The real quote comes from a speech Kael delivered at the Modern Language Association, on Dec. 28, 1972, as cited by the New York Times (Via Wikipedia):

“I live in a rather special world. I only know one person who voted for Nixon. Where they are I don’t know. They’re outside my ken. But sometimes when I’m in a theater I can feel them.”

Rather than showing out-of-touch insularity on Kael’s part, the quote actually shows Kael is perfectly aware of that insularity and is in fact making light of it. It also shows she’s perfectly aware that there are people out there in the world who don’t share her views, as if she hadn’t yet gleaned that when she was 53 years old in 1972. Or for that matter in the previous election, which was also won by Nixon.

Sure, Kael espoused liberal political views.

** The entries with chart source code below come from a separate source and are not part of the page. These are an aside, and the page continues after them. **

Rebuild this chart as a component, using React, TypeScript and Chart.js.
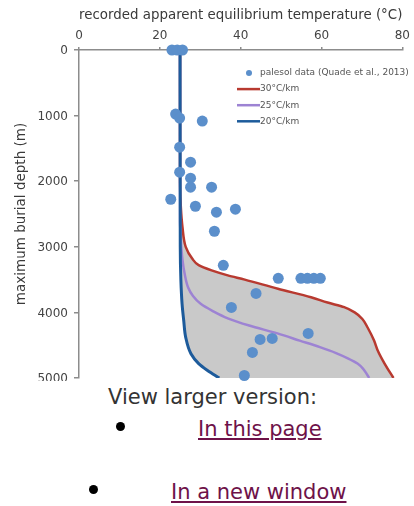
import React, { useEffect, useRef } from "react";
import { Chart, registerables } from "chart.js";

Chart.register(...registerables);

const FONT = "'DejaVu Sans', sans-serif";

// ---- text ----
const xTitle = "recorded apparent equilibrium temperature (°C)";
const yTitle = "maximum burial depth (m)";
const seriesLabels = ["palesol data (Quade et al., 2013)", "30°C/km", "25°C/km", "20°C/km"];

// ---- tick values ----
const tempTicks = [0, 20, 40, 60, 80];
const depthTicks = [0, 1000, 2000, 3000, 4000, 5000];

// ---- paleosol data (temperature °C, depth m) ----
const paleosolTemp = [23.0, 24.3, 25.6, 23.9, 24.9, 30.5, 24.9, 27.6, 24.9, 27.6, 27.6, 32.8, 22.7, 28.8, 34.0, 38.7, 33.5, 35.7, 49.3, 54.9, 56.5, 58.1, 59.7, 43.8, 37.7, 56.7, 44.8, 47.8, 42.9, 40.9];
const paleosolDepth = [0, 0, 0, 977, 1038, 1084, 1481, 1710, 1863, 1954, 2092, 2092, 2275, 2382, 2473, 2427, 2763, 3282, 3481, 3481, 3481, 3481, 3481, 3710, 3924, 4321, 4412, 4397, 4611, 4962];

// ---- 30°C/km curve ----
const depth30 = [0, 2000, 2400, 2700, 3000, 3180, 3280, 3360, 3435, 3500, 3640, 3770, 3850, 3920, 4000, 4100, 4230, 4430, 4580, 4780, 5000];
const temp30 = [25, 25, 25.2, 25.6, 26.4, 28.0, 29.6, 32.8, 36.8, 41.0, 49.2, 57.4, 61.5, 65.6, 68.2, 70.1, 71.4, 73.0, 73.9, 75.6, 77.8];

// ---- 25°C/km curve ----
const depth25 = [0, 2600, 2900, 3200, 3400, 3620, 3750, 3870, 3980, 4090, 4200, 4320, 4430, 4530, 4620, 4700, 4780, 4860, 4950, 5000];
const temp25 = [25, 25, 25.2, 25.6, 26.1, 27.0, 28.2, 30.1, 33.1, 36.8, 42.1, 49.1, 54.6, 59.6, 63.6, 66.5, 68.9, 70.3, 71.3, 71.8];

// ---- 20°C/km curve ----
const depth20 = [0, 3000, 3500, 3870, 4120, 4380, 4630, 4780, 4885, 5000];
const temp20 = [25, 25.05, 25.2, 25.5, 25.9, 26.4, 27.7, 29.6, 31.8, 34.7];

const toPoints = (temps: number[], depths: number[]) =>
  temps.map((t, i) => ({ x: t, y: depths[i] }));

const insetLegend = {
  id: "insetLegend",
  afterDatasetsDraw(chart: any) {
    const { ctx, chartArea } = chart;
    const x0 = chartArea.left + 158;
    ctx.save();
    ctx.font = `9px ${FONT}`;
    ctx.textBaseline = "middle";
    ctx.textAlign = "left";
    chart.data.datasets.forEach((ds: any, i: number) => {
      const y = chartArea.top + 23 + i * 16.1;
      if (i === 0) {
        ctx.fillStyle = ds.pointBackgroundColor;
        ctx.beginPath();
        ctx.arc(chartArea.left + 170, y, 3, 0, Math.PI * 2);
        ctx.fill();
      } else {
        ctx.strokeStyle = ds.borderColor;
        ctx.lineWidth = 2.5;
        ctx.beginPath();
        ctx.moveTo(x0, y);
        ctx.lineTo(x0 + 23, y);
        ctx.stroke();
      }
      ctx.fillStyle = "#555";
      ctx.fillText(ds.label, x0 + 23, y);
    });
    ctx.restore();
  },
};

export default function App() {
  const ref = useRef<HTMLCanvasElement>(null);

  useEffect(() => {
    if (!ref.current) return;
    const chart = new Chart(ref.current, {
      type: "line",
      data: {
        datasets: [
          {
            label: seriesLabels[0],
            data: toPoints(paleosolTemp, paleosolDepth),
            showLine: false,
            pointRadius: 5.5,
            pointHoverRadius: 5.5,
            pointBackgroundColor: "#5b8fcb",
            pointBorderWidth: 0,
            backgroundColor: "#5b8fcb",
            borderColor: "#5b8fcb",
            fill: false,
            clip: false,
            order: 0,
          },
          {
            label: seriesLabels[1],
            data: toPoints(temp30, depth30),
            borderColor: "#b83a30",
            borderWidth: 2.5,
            pointRadius: 0,
            backgroundColor: "#c9c9c9",
            fill: 3,
            cubicInterpolationMode: "monotone",
            order: 3,
          },
          {
            label: seriesLabels[2],
            data: toPoints(temp25, depth25),
            borderColor: "#9d83d3",
            borderWidth: 2.5,
            pointRadius: 0,
            fill: false,
            cubicInterpolationMode: "monotone",
            order: 2,
          },
          {
            label: seriesLabels[3],
            data: toPoints(temp20, depth20),
            borderColor: "#1d5b9b",
            borderWidth: 3,
            pointRadius: 0,
            fill: false,
            cubicInterpolationMode: "monotone",
            order: 1,
          },
        ],
      } as any,
      options: {
        responsive: false,
        animation: false,
        indexAxis: "y",
        events: [],
        layout: { padding: { top: 0, left: 0, right: 10, bottom: 22 } },
        plugins: {
          legend: { display: false },
          tooltip: { enabled: false },
          filler: { drawTime: "beforeDatasetsDraw" },
        },
        scales: {
          x: {
            type: "linear",
            position: "top",
            min: tempTicks[0],
            max: tempTicks[tempTicks.length - 1],
            afterBuildTicks: (s: any) => {
              s.ticks = tempTicks.map((v) => ({ value: v }));
            },
            afterFit: (s: any) => {
              s.height = 50;
            },
            ticks: {
              font: { family: FONT, size: 12 },
              color: "#444",
              padding: 4,
              maxRotation: 0,
              callback: (v: any) => String(v),
            },
            grid: {
              drawOnChartArea: false,
              drawTicks: true,
              tickLength: 3,
              color: "#8c8c8c",
              lineWidth: 1.5,
            },
            border: { display: true, color: "#8c8c8c", width: 1.5 },
            title: {
              display: true,
              text: xTitle,
              font: { family: FONT, size: 13.5 },
              color: "#3a3a3a",
              padding: { top: 7, bottom: 0 },
            },
          },
          y: {
            type: "linear",
            position: "left",
            reverse: true,
            min: depthTicks[0],
            max: depthTicks[depthTicks.length - 1],
            afterBuildTicks: (s: any) => {
              s.ticks = depthTicks.map((v) => ({ value: v }));
            },
            afterFit: (s: any) => {
              s.width = 79;
            },
            ticks: {
              font: { family: FONT, size: 12 },
              color: "#444",
              padding: 6,
              labelOffset: 1,
              callback: (v: any) => String(v),
            },
            grid: {
              drawOnChartArea: false,
              drawTicks: true,
              tickLength: 5,
              color: "#8c8c8c",
              lineWidth: 1.5,
            },
            border: { display: true, color: "#8c8c8c", width: 1.5 },
            title: {
              display: true,
              text: yTitle,
              font: { family: FONT, size: 13.5 },
              color: "#3a3a3a",
              padding: { top: 13, bottom: 0 },
            },
          },
        },
      } as any,
      plugins: [insetLegend],
    });
    return () => chart.destroy();
  }, []);

  const linkStyle: React.CSSProperties = {
    color: "#6e1249",
    textDecoration: "underline",
  };

  return (
    <div
      style={{
        position: "absolute",
        left: 0,
        top: 0,
        width: 414,
        height: 506,
        fontFamily: FONT,
        overflow: "hidden",
      }}
    >
      <div style={{ position: "absolute", left: 0, top: 0, width: 414, height: 381, overflow: "hidden" }}>
        <canvas
          ref={ref}
          width={414}
          height={400}
          style={{ display: "block", width: "414px", height: "400px" }}
        />
      </div>
      <div
        style={{
          position: "absolute",
          left: 108,
          top: 384.7,
          fontSize: 21,
          lineHeight: "24px",
          color: "#333",
          whiteSpace: "nowrap",
        }}
      >
        View larger version:
      </div>
      <div
        style={{
          position: "absolute",
          left: 116,
          top: 422.2,
          width: 9,
          height: 9,
          borderRadius: "50%",
          background: "#000",
        }}
      />
      <div
        style={{
          position: "absolute",
          left: 198,
          top: 417.4,
          fontSize: 21,
          lineHeight: "24px",
          whiteSpace: "nowrap",
        }}
      >
        <a href="#" style={linkStyle}>In this page</a>
      </div>
      <div
        style={{
          position: "absolute",
          left: 89.3,
          top: 485,
          width: 9,
          height: 9,
          borderRadius: "50%",
          background: "#000",
        }}
      />
      <div
        style={{
          position: "absolute",
          left: 171,
          top: 479.7,
          fontSize: 21,
          lineHeight: "24px",
          whiteSpace: "nowrap",
        }}
      >
        <a href="#" style={linkStyle}>In a new window</a>
      </div>
    </div>
  );
}
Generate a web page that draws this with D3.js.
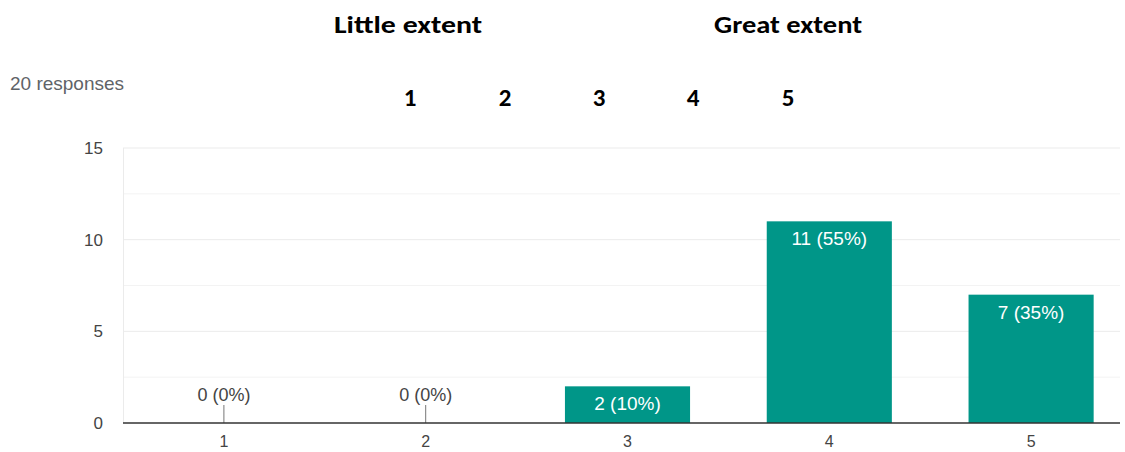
<!DOCTYPE html>
<html><head><meta charset="utf-8">
<script src="https://cdn.jsdelivr.net/npm/d3@7"></script>
<style>body{margin:0;background:#fff}svg{display:block}</style>
</head><body>
<svg id="c" width="1125" height="452"></svg>
<script>
const categories = ["1","2","3","4","5"];
const counts = [0, 0, 2, 11, 7];
const totalResponses = 20;
const yTicks = [0, 5, 10, 15];
const yMinor = [2.5, 7.5, 12.5];
const headerWords = ["Little extent", "Great extent"];
const scaleNumbers = ["1","2","3","4","5"];

const svg = d3.select("#c");
const x = d3.scaleBand().domain(categories).range([123, 1132]).paddingInner(0.38).paddingOuter(0.19);
const y = d3.scaleLinear().domain([0, 15]).range([423, 148]);
const gridRight = 1120;
const sans = "'Liberation Sans', Arial, sans-serif";
const head = "Carlito, 'Open Sans', sans-serif";

// header
const hx = d3.scaleOrdinal().domain(headerWords).range([408, 788]);
svg.selectAll("text.hw").data(headerWords).join("text").attr("class","hw")
  .attr("x", d => hx(d)).attr("y", 33).attr("text-anchor","middle")
  .attr("textLength", 148).attr("lengthAdjust", "spacingAndGlyphs")
  .style("font-family", head).style("font-weight","700").style("font-size","25px").style("fill","#000")
  .text(d => d);
const nx = d3.scaleOrdinal().domain(scaleNumbers).range([410, 505, 599, 693, 788]);
svg.selectAll("text.sn").data(scaleNumbers).join("text").attr("class","sn")
  .attr("x", d => nx(d)).attr("y", 106).attr("text-anchor","middle")
  .style("font-family", head).style("font-weight","700").style("font-size","25px").style("fill","#000")
  .text(d => d);

svg.append("text").attr("x", 10).attr("y", 90).text(totalResponses + " responses")
  .style("font-family", sans).style("font-size","19px").style("fill","#5f6368");

// gridlines
svg.selectAll("line.minor").data(yMinor).join("line").attr("class","minor")
  .attr("x1", 123).attr("x2", gridRight).attr("y1", d => y(d)).attr("y2", d => y(d))
  .attr("stroke", "#f3f3f3").attr("stroke-width", 1);
svg.selectAll("line.major").data(yTicks.filter(d => d > 0)).join("line").attr("class","major")
  .attr("x1", 123).attr("x2", gridRight).attr("y1", d => y(d)).attr("y2", d => y(d))
  .attr("stroke", "#ebebeb").attr("stroke-width", 1);
svg.append("line").attr("x1", 123.5).attr("x2", 123.5).attr("y1", y(15)).attr("y2", y(0))
  .attr("stroke", "#ebebeb");

// y axis labels
svg.selectAll("text.yt").data(yTicks).join("text").attr("class","yt")
  .attr("x", 103).attr("y", d => y(d) + 6).attr("text-anchor","end")
  .style("font-family", sans).style("font-size","17px").style("fill","#444")
  .text(d => d);

// bars
const bars = categories.map((c, i) => ({c, v: counts[i], label: counts[i] + " (" + Math.round(counts[i] / totalResponses * 100) + "%)"}));
svg.selectAll("rect.bar").data(bars.filter(d => d.v > 0)).join("rect").attr("class","bar")
  .attr("x", d => x(d.c)).attr("width", x.bandwidth())
  .attr("y", d => y(d.v)).attr("height", d => y(0) - y(d.v))
  .attr("fill", "#009688");

// labels in bars
svg.selectAll("text.bl").data(bars.filter(d => d.v > 0)).join("text").attr("class","bl")
  .attr("x", d => x(d.c) + x.bandwidth() / 2).attr("y", d => y(d.v) + 24).attr("text-anchor","middle")
  .style("font-family", sans).style("font-size","19px").style("fill","#fff")
  .text(d => d.label);

// zero labels
const zeros = bars.filter(d => d.v === 0);
svg.selectAll("line.zl").data(zeros).join("line").attr("class","zl")
  .attr("x1", d => x(d.c) + x.bandwidth() / 2).attr("x2", d => x(d.c) + x.bandwidth() / 2)
  .attr("y1", y(0) - 18).attr("y2", y(0)).attr("stroke", "#777").attr("stroke-width", 1);
svg.selectAll("text.zt").data(zeros).join("text").attr("class","zt")
  .attr("x", d => x(d.c) + x.bandwidth() / 2).attr("y", y(0) - 22).attr("text-anchor","middle")
  .style("font-family", sans).style("font-size","18px").style("fill","#444")
  .text(d => d.label);

// baseline
svg.append("line").attr("x1", 123).attr("x2", gridRight).attr("y1", y(0)).attr("y2", y(0))
  .attr("stroke", "#333").attr("stroke-width", 1.5);

// x labels
svg.selectAll("text.xt").data(categories).join("text").attr("class","xt")
  .attr("x", d => x(d) + x.bandwidth() / 2).attr("y", 447).attr("text-anchor","middle")
  .style("font-family", sans).style("font-size","16px").style("fill","#444")
  .text(d => d);
</script>
</body></html>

But to accuse Pauline Kael, who was as known for her iconoclastic, against-the-grain takes on the world of film as she was for anything else, was some kind of down-the-line conformist is the height of absurdity.

Kael enjoyed a 40-year run, at the New Republic, the New Yorker, and other publications, and also authored 13 books on film, including such classics as “I Lost It at the Movies,” “5001 Nights at the Movies” and “For Keeps.” She also mentored a virtual who’s-who of critics who are prominent today. from A.O. Scott to David Edelstein to Armond White. If Kael wasn’t the most influential film critic of the 20th century, she’s on the list of three or four. To reduce her entire career to an innocuous political comment- especially one she didn’t actually say- is as absurd as it is unfair.

And who says it’s only liberals who are provincial when it comes to politics? I live in a big city in a blue state, and most of the people I know are voting for Barack Obama. But not everyone- it’s rare for a day to pass when at least one of my Facebook friends doesn’t “like” Mitt Romney- and I’d imagine that most people in America have the same political views as the majority of their friends. Is the guy in rural Nebraska “elitist” and “insular” if 95 percent of the people he knows are voting for Mitt Romney?

And once again, if voting against Richard Nixon was wrong, I’d much prefer to denounce the people who were right.

Pauline Kael died in 2001, about a decade after retiring from day-to-day film writing; I only really became aware of her when I started taking film classes in college in the late ’90s and read a few of her books. I hate to think future generations will only know the name “Pauline Kael” as that highfalutin’ film critic lady, who didn’t know any Nixon voters.